Taylor Swift's "1989" came out in October 2014, but thanks to a scheduling quirk, it was one of the top-nominated albums for the 2015 Grammy Awards. Here, the singer performs in Sydney on Nov. 28, 2015. Mark Metcalfe/Getty

The awards show that bills itself as the biggest night in music is going to have to draw an audience without some of music’s biggest names. The 2015 Grammy nominees were announced on ABC's "Good Morning America" Monday, and aside from the surprise that Kendrick Lamar’s sprawling opus “To Pimp a Butterfly” led the field with 11 nominations, TV advertisers had to sit and grumble once again about who wasn’t included among the nominees: Adele, Justin Bieber and One Direction.

Those three aren’t on the list because of a quirk in the Grammys’ calendar and nomination process. The Recording Academy's members were allowed to nominate and consider only recordings that were released between Oct. 1, 2014, and Sept. 30, 2015, which means albums like Justin Bieber’s “Purpose” and One Direction’s “Made in the A.M.,” which were released Nov. 13, and Adele’s “25,” which dropped Nov. 27, weren’t eligible for consideration.

Instead, some of the top albums eligible for honors in February came out last year. Taylor Swift’s “1989,” which was released Oct. 27, 2014, tied the Weeknd’s “Beauty Behind the Madness” for the second-most nominations, with seven. Record and Song of the Year nominee "Thinking Out Loud," an Ed Sheeran song that briefly held the distinction of being the most-streamed song on Spotify, was included on "X," an album that came out in June 2014 (the single was released three months later).

Some have regarded the Grammys’ nominating window as curious because record labels often hold their highest-profile records until late October or November to capitalize on the holiday season. The final three months of the year have historically been the most wonderful time of the year for the recording industry, with some labels generating as much as 40 percent of their yearly revenues during that stretch.

Limiting itself to artists that are not top of mind for fans also puts the Grammys in a tough spot when it comes to ratings. Since a 2012 peak, the show’s numbers have been in decline. The 25 million people who tuned in to last year’s telecast was a six-year low, according to Nielsen, and it seems unlikely that this year’s cast of nominees will be able to drive a ratings recovery.

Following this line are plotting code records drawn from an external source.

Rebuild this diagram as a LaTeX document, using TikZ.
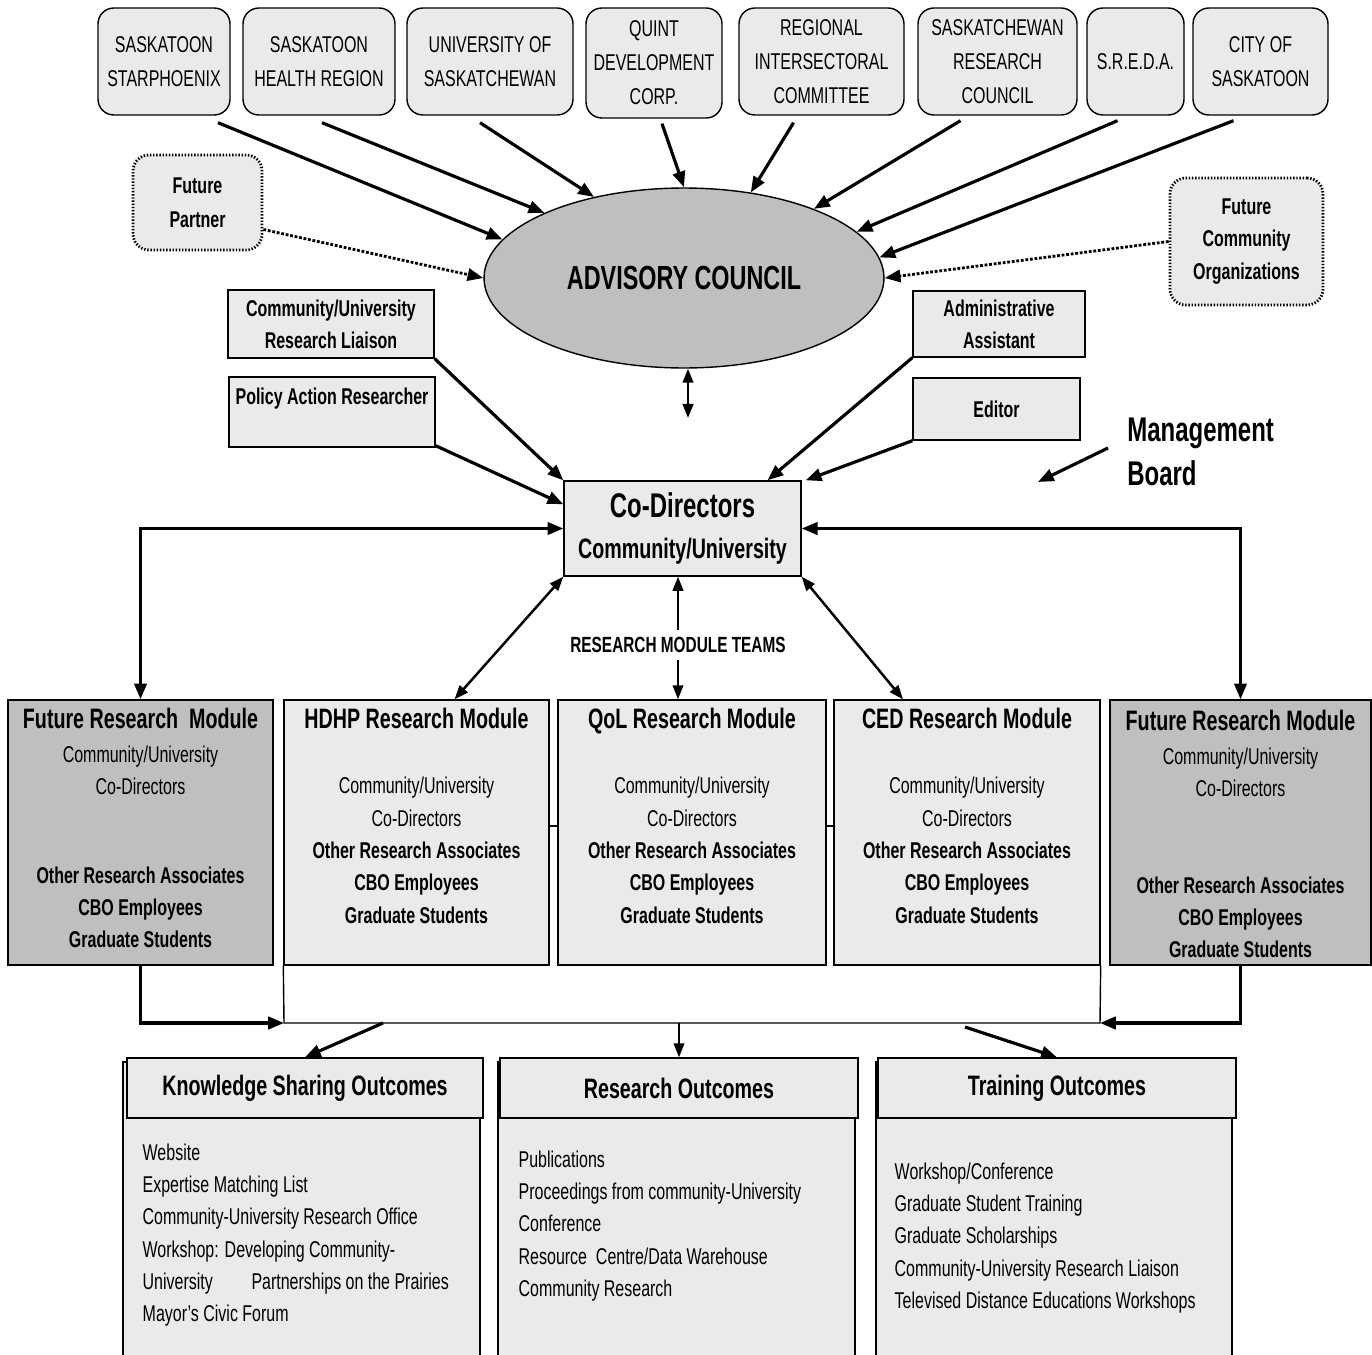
\documentclass[tikz,border=0pt]{standalone}
\usepackage{fontspec}
\setmainfont{Liberation Sans}[FakeStretch=0.7]
\usetikzlibrary{shapes.geometric,arrows.meta,positioning}

\definecolor{boxgray}{RGB}{234,234,234}
\definecolor{modgray}{RGB}{191,191,191}

\newcommand{\boxfont}{\fontsize{13}{19.3}\selectfont}
\newcommand{\bodyfont}{\fontsize{13}{18.4}\selectfont}
\newcommand{\titlefont}{\bfseries\fontsize{16}{19}\selectfont}
\newcommand{\bigfont}{\bfseries\fontsize{19.5}{25}\selectfont}

\begin{document}
\begin{tikzpicture}[
        x=0.02cm, y=-0.02cm,
        partner/.style={draw, line width=0.8pt, rounded corners=9pt, fill=boxgray, align=center, inner sep=0pt, minimum height=2.14cm, font=\boxfont},
        future/.style={partner, densely dotted, line width=1.6pt, font=\bfseries\boxfont},
        staff/.style={draw, line width=0.8pt, fill=boxgray, align=center, inner sep=0pt, font=\bfseries\fontsize{13}{18.1}\selectfont},
        module/.style={draw, line width=0.8pt, fill=boxgray, minimum height=5.3cm, inner sep=0pt},
        modtext/.style={align=center, inner sep=0pt, font=\bodyfont, anchor=north},
        outhead/.style={draw, line width=0.8pt, fill=boxgray, minimum height=1.2cm, inner sep=0pt, font=\titlefont},
        outbody/.style={draw, line width=0.8pt, fill=boxgray, minimum width=7.14cm, minimum height=6.26cm, inner sep=0pt},
        outtext/.style={align=left, inner sep=0pt, font=\bodyfont, anchor=north west},
        arr/.style={-{Triangle[length=9pt,width=7pt]}, line width=1.8pt},
        dbl/.style={{Triangle[length=9pt,width=7pt]}-{Triangle[length=9pt,width=7pt]}, line width=1.8pt},
        dbl2/.style={{Triangle[length=8pt,width=6pt]}-{Triangle[length=8pt,width=6pt]}, line width=1.4pt},
        arr2/.style={-{Triangle[length=8pt,width=6pt]}, line width=1.2pt},
        dotarr/.style={-{Triangle[length=9pt,width=7pt]}, line width=1.6pt, densely dotted},
        thinline/.style={line width=0.8pt}
    ]
    \useasboundingbox (0,0) rectangle (1372,1355);

    % Partners
    \node[partner, minimum width=2.64cm] (b1) at (164,61.5) {SASKATOON\\STARPHOENIX};
    \node[partner, minimum width=3.04cm] (b2) at (319,61.5) {SASKATOON\\HEALTH REGION};
    \node[partner, minimum width=3.32cm] (b3) at (490,61.5) {UNIVERSITY OF\\SASKATCHEWAN};
    \node[partner, minimum width=2.72cm, minimum height=2.2cm] (b4) at (654,63) {QUINT\\DEVELOPMENT\\CORP.};
    \node[partner, minimum width=3.3cm] (b5) at (821.5,61.5) {REGIONAL\\INTERSECTORAL\\COMMITTEE};
    \node[partner, minimum width=3.18cm] (b6) at (997.5,61.5) {SASKATCHEWAN\\RESEARCH\\COUNCIL};
    \node[partner, minimum width=1.94cm] (b7) at (1135.5,61.5) {S.R.E.D.A.};
    \node[partner, minimum width=2.7cm] (b8) at (1260.5,61.5) {CITY OF\\SASKATOON};

    \node[future, minimum width=2.58cm, minimum height=1.9cm] (fp) at (197.5,202.5) {Future\\Partner};
    \node[future, minimum width=3.06cm, minimum height=2.54cm, font=\bfseries\fontsize{13}{18.7}\selectfont] (fc) at (1246.5,241.5) {Future\\Community\\Organizations};

    \node[ellipse, draw, line width=0.8pt, fill=modgray, minimum width=8cm, minimum height=3.6cm, inner sep=0pt,
          font=\bfseries\fontsize{19}{22}\selectfont] (ac) at (684,278) {ADVISORY COUNCIL};

    % Management board
    \node[staff, minimum width=4.12cm, minimum height=1.36cm] (rl) at (331,324) {Community/University\\Research Liaison};
    \node[staff, minimum width=4.12cm, minimum height=1.4cm] (pa) at (332,412) {Policy Action Researcher\\~};
    \node[staff, minimum width=3.44cm, minimum height=1.32cm] (aa) at (999,324) {Administrative\\Assistant};
    \node[staff, minimum width=3.34cm, minimum height=1.24cm] (ed) at (996.5,409) {Editor};
    \node[anchor=west, align=left, inner sep=0pt, font=\bigfont] (mb) at (1127,452) {Management\\Board};
    \coordinate (mbtip) at (1038,482);

    \node[draw, line width=0.8pt, fill=boxgray, minimum width=4.74cm, minimum height=1.9cm, inner sep=0pt, align=center,
          font=\bfseries\fontsize{16}{19}\selectfont] (cd) at (682.5,528.5)
          {{\fontsize{19.5}{22}\selectfont Co-Directors}\\[4pt]Community/University};

    % Research modules
    \node[module, fill=modgray, minimum width=5.3cm] (fl) at (140.5,832.5) {};
    \node[module, minimum width=5.3cm] (hd) at (416.5,832.5) {};
    \node[module, minimum width=5.36cm] (ql) at (692,832.5) {};
    \node[module, minimum width=5.32cm] (ce) at (967,832.5) {};
    \node[module, fill=modgray, minimum width=5.22cm] (fr) at (1240.5,832.5) {};

    \node[modtext] (flt) at ([yshift=-0.16cm]fl.north) {{\titlefont Future Research\ \ Module}\\[1pt]Community/University\\Co-Directors\\[32pt]\textbf{Other Research Associates}\\\textbf{CBO Employees}\\\textbf{Graduate Students}};
    \node[modtext] (hdt) at ([yshift=-0.16cm]hd.north) {{\titlefont HDHP Research Module}\\[19pt]Community/University\\Co-Directors\\\textbf{Other Research Associates}\\\textbf{CBO Employees}\\\textbf{Graduate Students}};
    \node[modtext] (qlt) at ([yshift=-0.16cm]ql.north) {{\titlefont QoL Research Module}\\[19pt]Community/University\\Co-Directors\\\textbf{Other Research Associates}\\\textbf{CBO Employees}\\\textbf{Graduate Students}};
    \node[modtext] (cet) at ([yshift=-0.16cm]ce.north) {{\titlefont CED Research Module}\\[19pt]Community/University\\Co-Directors\\\textbf{Other Research Associates}\\\textbf{CBO Employees}\\\textbf{Graduate Students}};
    \node[modtext] (frt) at ([yshift=-0.2cm]fr.north) {{\titlefont Future Research Module}\\[1pt]Community/University\\Co-Directors\\[36.6pt]\textbf{Other Research Associates}\\\textbf{CBO Employees}\\\textbf{Graduate Students}};

    \node[inner sep=4pt, font=\bfseries\fontsize{12.5}{14}\selectfont] (rm) at (678,645) {RESEARCH MODULE TEAMS};

    % Outcomes
    \node[outbody] (kb) at (301.5,1218.5) {};
    \node[outbody] (rb) at (676.5,1218.5) {};
    \node[outbody, minimum width=7.12cm] (tb) at (1054,1218.5) {};
    \node[outhead, minimum width=7.12cm] (kh) at (305,1088) {Knowledge Sharing Outcomes};
    \node[outhead, minimum width=7.16cm] (rh) at (679,1088) {Research Outcomes};
    \node[outhead, minimum width=7.16cm] (th) at (1057,1088) {Training Outcomes};

    \node[outtext] (kt) at ([shift={(20,82)}]kb.north west) {Website\\Expertise Matching List\\Community-University Research Office\\Workshop: Developing Community-\\University\hspace{22pt}Partnerships on the Prairies\\Mayor's Civic Forum};
    \node[outtext] (rt) at ([shift={(21,89)}]rb.north west) {Publications\\Proceedings from community-University\\Conference\\Resource\ \ Centre/Data Warehouse\\Community Research};
    \node[outtext] (tt) at ([shift={(19,101)}]tb.north west) {Workshop/Conference\\Graduate Student Training\\Graduate Scholarships\\Community-University Research Liaison\\Televised Distance Educations Workshops};

    % Partners to council
    \draw[arr] ([shift={(54,7)}]b1.south) -- (ac.168);
    \draw[arr] ([shift={(3,7)}]b2.south) -- (ac.155);
    \draw[arr] ([shift={(-10,7)}]b3.south) -- (ac.138);
    \draw[arr] ([shift={(8,5)}]b4.south) -- (ac.90);
    \draw[arr] ([shift={(-28,7)}]b5.south) -- (ac.52);
    \draw[arr] ([shift={(-37,5)}]b6.south) -- (ac.28);
    \draw[arr] ([shift={(-18,5)}]b7.south) -- (ac.15);
    \draw[arr] ([shift={(-27,5)}]b8.south) -- (ac.6);
    \draw[dotarr] ([shift={(0,27)}]fp.east) -- (ac.180);
    \draw[dotarr] (fc.west) -- (ac.0);

    % Council and board to co-directors
    \coordinate (acb) at (688,418);
    \draw[dbl2] ([shift={(4,0)}]ac.south) -- (acb);
    \draw[arr] (rl.south east) -- (cd.north west);
    \draw[arr] ([shift={(0,-2)}]pa.south east) -- ([shift={(0,24)}]cd.north west);
    \draw[arr] (aa.south west) -- ([shift={(85,0)}]cd.north);
    \draw[arr] (ed.south west) -- ([shift={(4,0)}]cd.north east);
    \draw[arr] ([shift={(-19,-4)}]mb.west) -- (mbtip);

    % Co-directors to modules
    \draw[dbl] (fl.north) |- (cd.west);
    \draw[dbl] (fr.north) |- (cd.east);
    \draw[dbl2] ([shift={(38,0)}]hd.north) -- (cd.south west);
    \draw[dbl2] ([shift={(-64,0)}]ce.north) -- (cd.south east);
    \draw[arr2] (rm.north) -- (rm.north |- cd.south);
    \draw[arr2] (rm.south) -- (rm.south |- ql.north);
    \draw[thinline] ([shift={(0,-6.5)}]hd.east) -- ([shift={(0,-6.5)}]ql.west);
    \draw[thinline] ([shift={(0,-6.5)}]ql.east) -- ([shift={(0,-6.5)}]ce.west);

    % Modules to outcomes
    \coordinate (barl) at (284,1023);
    \coordinate (barr) at (1100,1023);
    \draw[thinline] (hd.south west) -- (barl) -- (barr) -- (ce.south east);
    \draw[arr] (fl.south) |- (barl);
    \draw[arr] (fr.south) |- (barr);
    \draw[arr] ([shift={(99,0)}]barl) -- (kh.north);
    \draw[arr2] (rh.north |- barl) -- (rh.north);
    \draw[arr] ([shift={(-135,4)}]barr) -- (th.north);
\end{tikzpicture}
\end{document}
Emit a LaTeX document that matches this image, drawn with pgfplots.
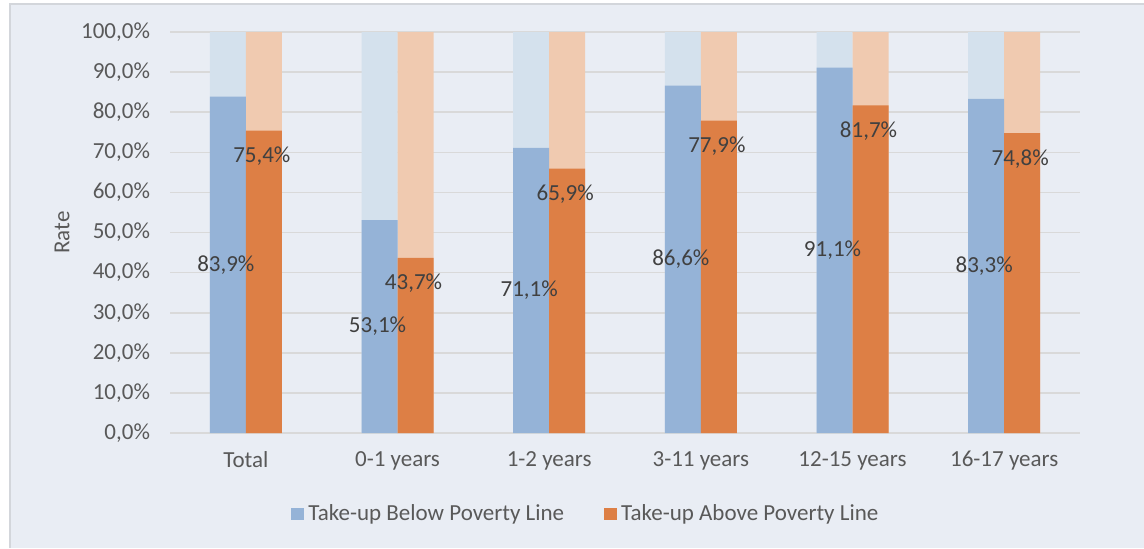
\documentclass[border=0pt]{standalone}
\usepackage{fontspec}
\setmainfont{Carlito}
\usepackage{pgfplots}
\usepackage{pgfplotstable}
\pgfplotsset{compat=1.18}

\definecolor{panel}{HTML}{E9EDF4}
\definecolor{frameline}{HTML}{D3D6DB}
\definecolor{gridc}{HTML}{D9D9D9}
\definecolor{below}{HTML}{95B3D7}
\definecolor{belowlt}{HTML}{D4E1ED}
\definecolor{above}{HTML}{DD7F45}
\definecolor{abovelt}{HTML}{F0CAB0}
\definecolor{txt}{HTML}{595959}
\definecolor{lbl}{HTML}{404040}

% take-up rates (%) by age group: 0 Total, 1 0-1, 2 1-2, 3 3-11, 4 12-15, 5 16-17
\pgfplotstableread{
x below above
0 83.9 75.4
1 53.1 43.7
2 71.1 65.9
3 86.6 77.9
4 91.1 81.7
5 83.3 74.8
}\takeup

\begin{document}
\fontsize{11.5}{13.8}\selectfont
\begin{tikzpicture}
\useasboundingbox (0,0) rectangle (572pt,274pt);
\fill[white] (0,0) rectangle (572pt,274pt);
\fill[panel] (5pt,0) rectangle (572pt,272pt);
\draw[frameline, line width=0.8pt] (5pt,0) -- (5pt,272pt) -- (572pt,272pt);
\begin{axis}[
  at={(85pt,57.5pt)}, anchor=south west,
  scale only axis, width=455pt, height=200.5pt,
  xmin=-0.5, xmax=5.5, ymin=0, ymax=100,
  axis line style={draw=none},
  major tick style={draw=none},
  xtick={0,...,5},
  xticklabels={Total,0-1 years,1-2 years,3-11 years,12-15 years,16-17 years},
  ytick={0,10,...,100},
  /pgf/number format/assume math mode=true,
  yticklabel={\pgfmathprintnumber[fixed,fixed zerofill,precision=1,use comma]{\tick}\%},
  yticklabel style={xshift=-6pt},
  xticklabel style={yshift=-5pt},
  ticklabel style={text=txt, font=\fontsize{11.5}{13.8}\selectfont},
  ymajorgrids,
  grid style={gridc, line width=0.8pt},
  ylabel={Rate},
  ylabel style={at={(axis description cs:-0.1187,0.5)}, anchor=center, text=txt, font=\fontsize{11.5}{13.8}\selectfont},
  legend style={at={(0.1264,-0.202)}, anchor=west, draw=none, fill=none,
    legend columns=2, text=txt, font=\fontsize{11.5}{13.8}\selectfont,
    /tikz/every even column/.append style={column sep=18pt}},
  legend image code/.code={\fill (0pt,-3pt) rectangle (6.5pt,3pt);},
]
% full-height stacks (remaining share up to 100%)
\addplot[ybar, bar width=18pt, bar shift=-9pt, fill=belowlt, draw=none, forget plot]
  table[x=x, y expr=100]{\takeup};
\addplot[ybar, bar width=18pt, bar shift=9pt, fill=abovelt, draw=none, forget plot]
  table[x=x, y expr=100]{\takeup};
% take-up shares
\addplot[ybar, bar width=18pt, bar shift=-9pt, fill=below, draw=none]
  table[x=x, y=below]{\takeup};
\addlegendentry{Take-up Below Poverty Line}
\addplot[ybar, bar width=18pt, bar shift=9pt, fill=above, draw=none]
  table[x=x, y=above]{\takeup};
\addlegendentry{Take-up Above Poverty Line}
% value labels
\addplot[draw=none, mark=none, forget plot, point meta=explicit,
  nodes near coords={\pgfmathprintnumber[fixed,fixed zerofill,precision=1,use comma]{\pgfplotspointmeta}\%},
  every node near coord/.append style={anchor=center, xshift=-10pt, text=lbl, font=\fontsize{11.5}{13.8}\selectfont}]
  table[x=x, y expr=\thisrow{below}/2, meta=below]{\takeup};
\addplot[draw=none, mark=none, forget plot, point meta=explicit,
  nodes near coords={\pgfmathprintnumber[fixed,fixed zerofill,precision=1,use comma]{\pgfplotspointmeta}\%},
  every node near coord/.append style={anchor=center, xshift=8pt, text=lbl, font=\fontsize{11.5}{13.8}\selectfont}]
  table[x=x, y expr=\thisrow{above}-6.4, meta=above]{\takeup};
\end{axis}
\end{tikzpicture}
\end{document}
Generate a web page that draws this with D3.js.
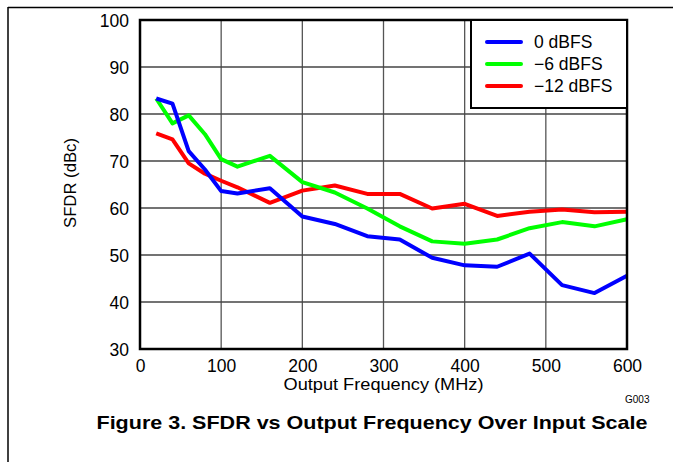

Even if the teen-pop stars listed above can be sneaked into February's telecast, it might not make much of a difference. This past summer, the MTV Video Music Awards, which featured Taylor Swift, One Direction, Justin Bieber, as well as a high-profile appearance from Kanye West, saw its ratings decline for a second consecutive year, despite MTV parent Viacom’s decision to broadcast the show on 10 channels simultaneously.